There are many system log processing tools available, both open-source and proprietary. Having examined a few of the options it was clear that most are large, complex projects which provide vastly more features than are required by Informatics. This makes them difficult to comprehend or configure. There were also issues related to installation and management which meant we felt they were not a good match to our systems. It was thus decided that we would develop software internally which could parse, filter and store the data of interest from the system logs. We also required a framework for report generation but the intention was that users would not be tied into any particular single solution for report generation. These requirements were developed into the BuzzSaw project.

Design Philosophy

Store only the interesting data

The rsyslog daemon running on the central log server is doing a very good job of storing the complete set of system log messages for each machine into files. This is a lightweight and simple approach which guarantees a high degree of reliability. From examining the data it was clear that most of it is of little interest to us on a daily basis. For example, on a busy SSH server the ssh daemon authentication data that we actually wish to analyse only constitutes 10% of the entire daily system logs. With this in mind we decided to develop a data importing pipeline which could process the log messages stored in the files on a regular basis (hourly, daily, weekly, as necessary) and filter out the data of interest for storage in a separate database. The aim was that the design should not prevent the addition, at some later date, of a facility to import log messages "live" from the incoming stream of messages but that this would not be necessary.

Avoid unnecessarily parsing messages and files multiple times

The log rotation and compression system we have in place means that log files frequently change names. To avoid excessive processing time and minimise computing resource consumption, any log processing system should be intelligent enough to avoid reprocessing files where only the file name has been altered. Similarly, if the file compression level has changed (but not the actual true content) then log messages should not be parsed more than once.

Allow reprocessing of the log messages

Clearly if the approach is to ignore a large percentage of the log messages and avoid reparsing previously seen messages then occasionally a need to re-process the log files will occur. This is most likely when an administrator has a new requirement to analyse data related to some facility and generate long-term statistics. It should be possible to go back through the system logs and import more log messages where required.

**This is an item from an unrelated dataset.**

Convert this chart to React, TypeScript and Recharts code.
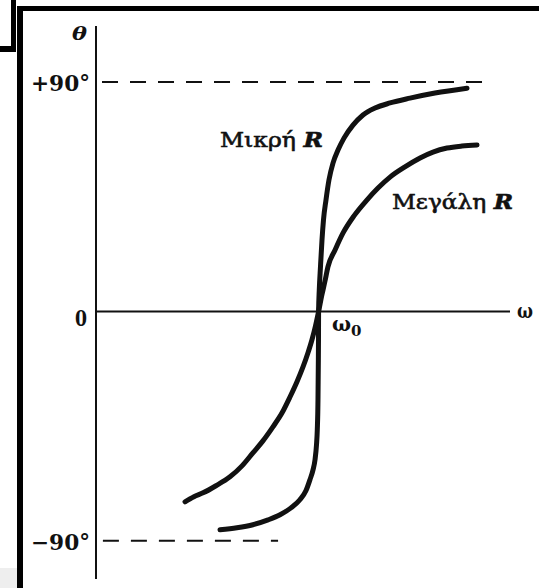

A single, straightforward query mechanism

It should be possible to query all the data using a single, straightforward query mechanism. The most obvious solution was to import the data of interest into an SQL database. This means that administrators can query the data directly using the SQL language which is relatively simple, well understood and well documented. As well as being a very powerful query language, this has significant advantages over the command-line tool approach in that it is not necessary to know the syntax for multiple different tools (e.g. awk, grep, sed). The additional benefit is that querying SQL databases is extremely well supported in most programming languages (e.g. using DBI in Perl and psycopg2 in Python).

Support multiple data sources

Currently we only have syslog style logs stored on our central log server but there is no technical reason not to aggregate logs from other services (e.g. apache). Consequently there must be the option to import from multiple different sources. There should also be no restrictions on the storage formats of the raw data. It should be possible to process raw data from any file type, process a live stream or work with an external database if required.

Support parsing multiple formats

With our current rsyslog configuration the log messages have the date and time formatted as an RFC3339 timestamp. Other logging systems (e.g. apache) use different timestamp formats and at some point in the future we may wish to alter our chosen format. This leads to the requirement that it should be possible to have the log messages from different sources parsed in different ways.

Support flexible filtering and processing

The way in which filtering is done must be flexible and must allow the administrator to easily configure the stack of filters and the sequence in which they are applied. It must be possible to have as many (or as few) filters as necessary. It must also be possible for the filters to modify and extend the data associated with log messages of interest. It should be possible to use the same filter multiple times in a stack. Filters should be able to see which filters have already been run and process the results from those filters as well as the raw data itself. This would allow, for instance, a user name classifier filter to work on user names discovered by various filters earlier in the stack (e.g. SSH and Cosign).

It must be straightforward and relatively simple to develop new filters to select the log messages of interest. If possible there should be support for using a generic filter module with a specific set of configuration parameters to avoid the need to write new code in simple situations.

Provide a report generation framework

Although it should be possible to generate reports in any desirable manner using SQL queries there should also be a standard report generation framework. This would provide an easy to use interface which handles the most common situations.

The reporting framework must use a standard template system. It should be possible to send the results to stdout or by email to multiple addresses. It should be possible to generate multiple formats, for example html web pages, as well as text.

Typically an administrator needs to generate reports on a regular basis (hourly, daily, weekly, monthly) so those types of recurring reports must be supported.

It must be straightforward and relatively simple to develop new reports. If possible there should be support for using a generic report module with a specific set of configuration parameters to avoid the need to write new code in simple situations.